[Dataset section]
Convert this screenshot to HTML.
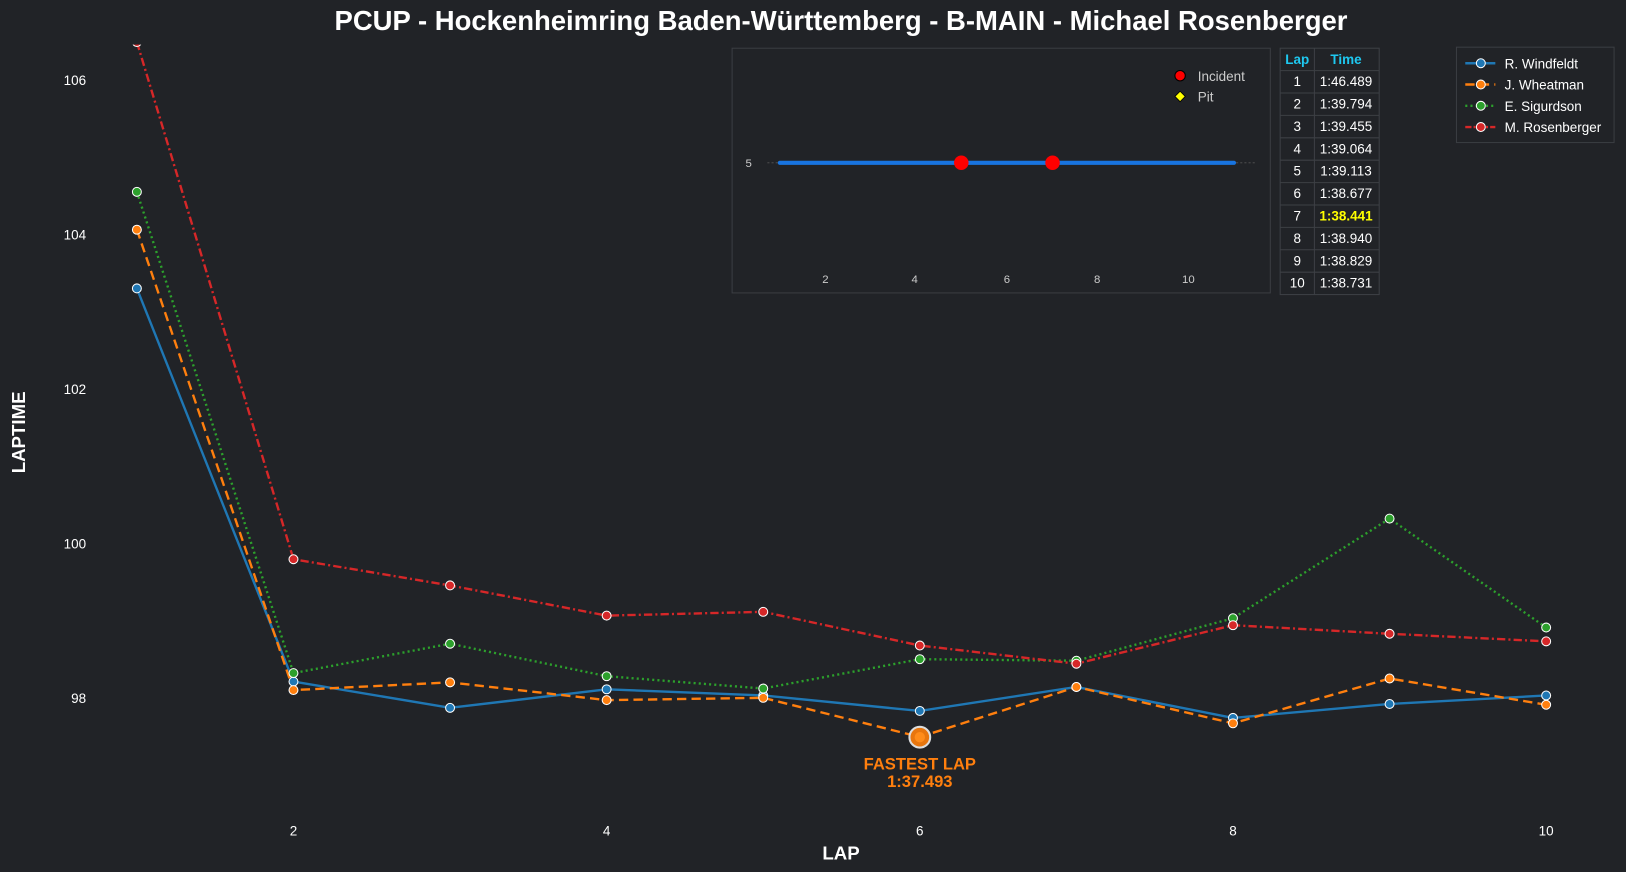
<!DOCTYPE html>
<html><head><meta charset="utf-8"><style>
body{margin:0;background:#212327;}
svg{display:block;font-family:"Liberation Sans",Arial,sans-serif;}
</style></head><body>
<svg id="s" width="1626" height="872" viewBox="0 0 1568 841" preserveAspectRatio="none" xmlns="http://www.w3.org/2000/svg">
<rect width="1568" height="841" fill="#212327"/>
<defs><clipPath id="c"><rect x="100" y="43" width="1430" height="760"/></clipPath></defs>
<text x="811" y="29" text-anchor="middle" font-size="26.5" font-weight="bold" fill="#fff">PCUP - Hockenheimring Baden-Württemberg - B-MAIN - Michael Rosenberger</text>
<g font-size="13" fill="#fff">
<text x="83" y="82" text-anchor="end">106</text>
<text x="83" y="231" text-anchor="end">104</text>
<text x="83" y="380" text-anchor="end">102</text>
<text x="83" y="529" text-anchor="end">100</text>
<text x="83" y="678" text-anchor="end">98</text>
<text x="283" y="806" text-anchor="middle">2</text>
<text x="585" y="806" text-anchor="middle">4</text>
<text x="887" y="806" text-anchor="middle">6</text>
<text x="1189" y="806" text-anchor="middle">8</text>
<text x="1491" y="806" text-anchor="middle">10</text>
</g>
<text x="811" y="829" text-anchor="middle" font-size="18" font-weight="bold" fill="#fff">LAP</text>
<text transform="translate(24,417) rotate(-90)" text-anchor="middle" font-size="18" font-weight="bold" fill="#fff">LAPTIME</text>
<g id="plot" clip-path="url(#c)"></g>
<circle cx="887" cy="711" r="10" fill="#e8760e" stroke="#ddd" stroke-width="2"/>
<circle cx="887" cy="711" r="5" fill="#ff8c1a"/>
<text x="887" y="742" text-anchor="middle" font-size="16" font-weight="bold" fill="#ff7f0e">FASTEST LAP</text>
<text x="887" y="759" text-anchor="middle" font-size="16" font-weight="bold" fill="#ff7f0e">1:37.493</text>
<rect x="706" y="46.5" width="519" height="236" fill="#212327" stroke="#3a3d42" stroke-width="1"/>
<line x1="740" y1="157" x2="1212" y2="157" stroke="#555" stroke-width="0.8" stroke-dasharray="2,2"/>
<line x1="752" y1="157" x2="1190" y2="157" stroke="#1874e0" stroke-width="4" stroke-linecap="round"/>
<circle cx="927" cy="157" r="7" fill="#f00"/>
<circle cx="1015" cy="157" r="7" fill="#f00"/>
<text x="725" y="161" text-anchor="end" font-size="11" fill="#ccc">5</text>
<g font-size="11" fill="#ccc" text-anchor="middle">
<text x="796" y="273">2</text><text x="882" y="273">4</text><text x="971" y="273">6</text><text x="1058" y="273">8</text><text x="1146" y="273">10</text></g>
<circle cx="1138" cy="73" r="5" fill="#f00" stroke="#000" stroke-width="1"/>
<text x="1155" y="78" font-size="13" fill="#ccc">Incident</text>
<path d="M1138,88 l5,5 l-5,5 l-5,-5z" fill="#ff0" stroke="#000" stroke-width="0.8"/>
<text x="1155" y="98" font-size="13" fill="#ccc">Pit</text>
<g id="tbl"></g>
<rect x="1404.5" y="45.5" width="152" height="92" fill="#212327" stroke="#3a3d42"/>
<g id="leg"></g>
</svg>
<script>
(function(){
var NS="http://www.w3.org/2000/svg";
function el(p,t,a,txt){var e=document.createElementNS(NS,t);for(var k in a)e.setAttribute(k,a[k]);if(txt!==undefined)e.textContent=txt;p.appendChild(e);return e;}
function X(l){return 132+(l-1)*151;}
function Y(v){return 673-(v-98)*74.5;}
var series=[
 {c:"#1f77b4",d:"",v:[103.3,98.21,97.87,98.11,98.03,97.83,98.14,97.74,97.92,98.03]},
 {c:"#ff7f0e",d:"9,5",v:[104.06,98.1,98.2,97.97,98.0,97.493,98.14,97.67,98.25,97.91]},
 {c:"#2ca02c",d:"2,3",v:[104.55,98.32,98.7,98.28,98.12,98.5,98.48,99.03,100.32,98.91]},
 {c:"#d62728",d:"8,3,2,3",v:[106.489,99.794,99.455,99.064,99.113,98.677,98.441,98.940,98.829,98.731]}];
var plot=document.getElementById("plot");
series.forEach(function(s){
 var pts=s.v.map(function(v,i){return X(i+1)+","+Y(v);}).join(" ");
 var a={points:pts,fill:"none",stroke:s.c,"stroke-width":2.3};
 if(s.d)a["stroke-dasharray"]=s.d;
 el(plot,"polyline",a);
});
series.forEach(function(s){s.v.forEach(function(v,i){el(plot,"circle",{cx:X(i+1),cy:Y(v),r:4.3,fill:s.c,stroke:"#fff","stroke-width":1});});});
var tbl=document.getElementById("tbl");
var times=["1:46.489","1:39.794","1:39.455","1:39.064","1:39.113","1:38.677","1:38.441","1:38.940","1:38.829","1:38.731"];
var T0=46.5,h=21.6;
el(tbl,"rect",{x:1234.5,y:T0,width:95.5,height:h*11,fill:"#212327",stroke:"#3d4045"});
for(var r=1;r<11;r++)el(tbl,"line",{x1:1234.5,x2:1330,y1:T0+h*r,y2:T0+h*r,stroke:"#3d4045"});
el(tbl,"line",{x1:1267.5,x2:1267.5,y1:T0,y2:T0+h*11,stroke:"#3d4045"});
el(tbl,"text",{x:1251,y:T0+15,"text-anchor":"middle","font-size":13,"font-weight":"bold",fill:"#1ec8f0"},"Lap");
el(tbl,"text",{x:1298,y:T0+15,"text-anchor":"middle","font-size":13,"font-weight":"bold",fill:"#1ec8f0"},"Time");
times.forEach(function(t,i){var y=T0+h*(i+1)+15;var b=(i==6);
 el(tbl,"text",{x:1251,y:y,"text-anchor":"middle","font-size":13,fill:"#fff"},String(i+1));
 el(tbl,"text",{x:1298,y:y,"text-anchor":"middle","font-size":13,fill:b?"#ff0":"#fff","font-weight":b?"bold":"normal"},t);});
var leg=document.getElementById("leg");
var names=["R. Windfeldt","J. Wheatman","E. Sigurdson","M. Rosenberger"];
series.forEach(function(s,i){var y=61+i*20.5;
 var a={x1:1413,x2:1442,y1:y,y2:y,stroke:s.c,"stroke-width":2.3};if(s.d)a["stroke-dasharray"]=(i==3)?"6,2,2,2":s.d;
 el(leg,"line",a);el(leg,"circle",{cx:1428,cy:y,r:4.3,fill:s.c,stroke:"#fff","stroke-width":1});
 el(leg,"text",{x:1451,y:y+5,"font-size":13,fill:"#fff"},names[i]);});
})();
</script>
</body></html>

[Description of the task]
Leave out the pictures and restate everything else word for word.

[Exercise solution]
Convert this screenshot to HTML.
<!DOCTYPE html>
<html><head><meta charset="utf-8"><style>
body{margin:0;background:#212327;}
svg{display:block;font-family:"Liberation Sans",Arial,sans-serif;}
</style></head><body>
<svg id="s" width="1626" height="872" viewBox="0 0 1568 841" preserveAspectRatio="none" xmlns="http://www.w3.org/2000/svg">
<rect width="1568" height="841" fill="#212327"/>
<defs><clipPath id="c"><rect x="100" y="43" width="1430" height="760"/></clipPath></defs>
<text x="811" y="29" text-anchor="middle" font-size="26.5" font-weight="bold" fill="#fff">PCUP - Hockenheimring Baden-Württemberg - B-MAIN - Michael Rosenberger</text>
<g font-size="13" fill="#fff">
<text x="83" y="82" text-anchor="end">106</text>
<text x="83" y="231" text-anchor="end">104</text>
<text x="83" y="380" text-anchor="end">102</text>
<text x="83" y="529" text-anchor="end">100</text>
<text x="83" y="678" text-anchor="end">98</text>
<text x="283" y="806" text-anchor="middle">2</text>
<text x="585" y="806" text-anchor="middle">4</text>
<text x="887" y="806" text-anchor="middle">6</text>
<text x="1189" y="806" text-anchor="middle">8</text>
<text x="1491" y="806" text-anchor="middle">10</text>
</g>
<text x="811" y="829" text-anchor="middle" font-size="18" font-weight="bold" fill="#fff">LAP</text>
<text transform="translate(24,417) rotate(-90)" text-anchor="middle" font-size="18" font-weight="bold" fill="#fff">LAPTIME</text>
<g id="plot" clip-path="url(#c)"></g>
<circle cx="887" cy="711" r="10" fill="#e8760e" stroke="#ddd" stroke-width="2"/>
<circle cx="887" cy="711" r="5" fill="#ff8c1a"/>
<text x="887" y="742" text-anchor="middle" font-size="16" font-weight="bold" fill="#ff7f0e">FASTEST LAP</text>
<text x="887" y="759" text-anchor="middle" font-size="16" font-weight="bold" fill="#ff7f0e">1:37.493</text>
<rect x="706" y="46.5" width="519" height="236" fill="#212327" stroke="#3a3d42" stroke-width="1"/>
<line x1="740" y1="157" x2="1212" y2="157" stroke="#555" stroke-width="0.8" stroke-dasharray="2,2"/>
<line x1="752" y1="157" x2="1190" y2="157" stroke="#1874e0" stroke-width="4" stroke-linecap="round"/>
<circle cx="927" cy="157" r="7" fill="#f00"/>
<circle cx="1015" cy="157" r="7" fill="#f00"/>
<text x="725" y="161" text-anchor="end" font-size="11" fill="#ccc">5</text>
<g font-size="11" fill="#ccc" text-anchor="middle">
<text x="796" y="273">2</text><text x="882" y="273">4</text><text x="971" y="273">6</text><text x="1058" y="273">8</text><text x="1146" y="273">10</text></g>
<circle cx="1138" cy="73" r="5" fill="#f00" stroke="#000" stroke-width="1"/>
<text x="1155" y="78" font-size="13" fill="#ccc">Incident</text>
<path d="M1138,88 l5,5 l-5,5 l-5,-5z" fill="#ff0" stroke="#000" stroke-width="0.8"/>
<text x="1155" y="98" font-size="13" fill="#ccc">Pit</text>
<g id="tbl"></g>
<rect x="1404.5" y="45.5" width="152" height="92" fill="#212327" stroke="#3a3d42"/>
<g id="leg"></g>
</svg>
<script>
(function(){
var NS="http://www.w3.org/2000/svg";
function el(p,t,a,txt){var e=document.createElementNS(NS,t);for(var k in a)e.setAttribute(k,a[k]);if(txt!==undefined)e.textContent=txt;p.appendChild(e);return e;}
function X(l){return 132+(l-1)*151;}
function Y(v){return 673-(v-98)*74.5;}
var series=[
 {c:"#1f77b4",d:"",v:[103.3,98.21,97.87,98.11,98.03,97.83,98.14,97.74,97.92,98.03]},
 {c:"#ff7f0e",d:"9,5",v:[104.06,98.1,98.2,97.97,98.0,97.493,98.14,97.67,98.25,97.91]},
 {c:"#2ca02c",d:"2,3",v:[104.55,98.32,98.7,98.28,98.12,98.5,98.48,99.03,100.32,98.91]},
 {c:"#d62728",d:"8,3,2,3",v:[106.489,99.794,99.455,99.064,99.113,98.677,98.441,98.940,98.829,98.731]}];
var plot=document.getElementById("plot");
series.forEach(function(s){
 var pts=s.v.map(function(v,i){return X(i+1)+","+Y(v);}).join(" ");
 var a={points:pts,fill:"none",stroke:s.c,"stroke-width":2.3};
 if(s.d)a["stroke-dasharray"]=s.d;
 el(plot,"polyline",a);
});
series.forEach(function(s){s.v.forEach(function(v,i){el(plot,"circle",{cx:X(i+1),cy:Y(v),r:4.3,fill:s.c,stroke:"#fff","stroke-width":1});});});
var tbl=document.getElementById("tbl");
var times=["1:46.489","1:39.794","1:39.455","1:39.064","1:39.113","1:38.677","1:38.441","1:38.940","1:38.829","1:38.731"];
var T0=46.5,h=21.6;
el(tbl,"rect",{x:1234.5,y:T0,width:95.5,height:h*11,fill:"#212327",stroke:"#3d4045"});
for(var r=1;r<11;r++)el(tbl,"line",{x1:1234.5,x2:1330,y1:T0+h*r,y2:T0+h*r,stroke:"#3d4045"});
el(tbl,"line",{x1:1267.5,x2:1267.5,y1:T0,y2:T0+h*11,stroke:"#3d4045"});
el(tbl,"text",{x:1251,y:T0+15,"text-anchor":"middle","font-size":13,"font-weight":"bold",fill:"#1ec8f0"},"Lap");
el(tbl,"text",{x:1298,y:T0+15,"text-anchor":"middle","font-size":13,"font-weight":"bold",fill:"#1ec8f0"},"Time");
times.forEach(function(t,i){var y=T0+h*(i+1)+15;var b=(i==6);
 el(tbl,"text",{x:1251,y:y,"text-anchor":"middle","font-size":13,fill:"#fff"},String(i+1));
 el(tbl,"text",{x:1298,y:y,"text-anchor":"middle","font-size":13,fill:b?"#ff0":"#fff","font-weight":b?"bold":"normal"},t);});
var leg=document.getElementById("leg");
var names=["R. Windfeldt","J. Wheatman","E. Sigurdson","M. Rosenberger"];
series.forEach(function(s,i){var y=61+i*20.5;
 var a={x1:1413,x2:1442,y1:y,y2:y,stroke:s.c,"stroke-width":2.3};if(s.d)a["stroke-dasharray"]=(i==3)?"6,2,2,2":s.d;
 el(leg,"line",a);el(leg,"circle",{cx:1428,cy:y,r:4.3,fill:s.c,stroke:"#fff","stroke-width":1});
 el(leg,"text",{x:1451,y:y+5,"font-size":13,fill:"#fff"},names[i]);});
})();
</script>
</body></html>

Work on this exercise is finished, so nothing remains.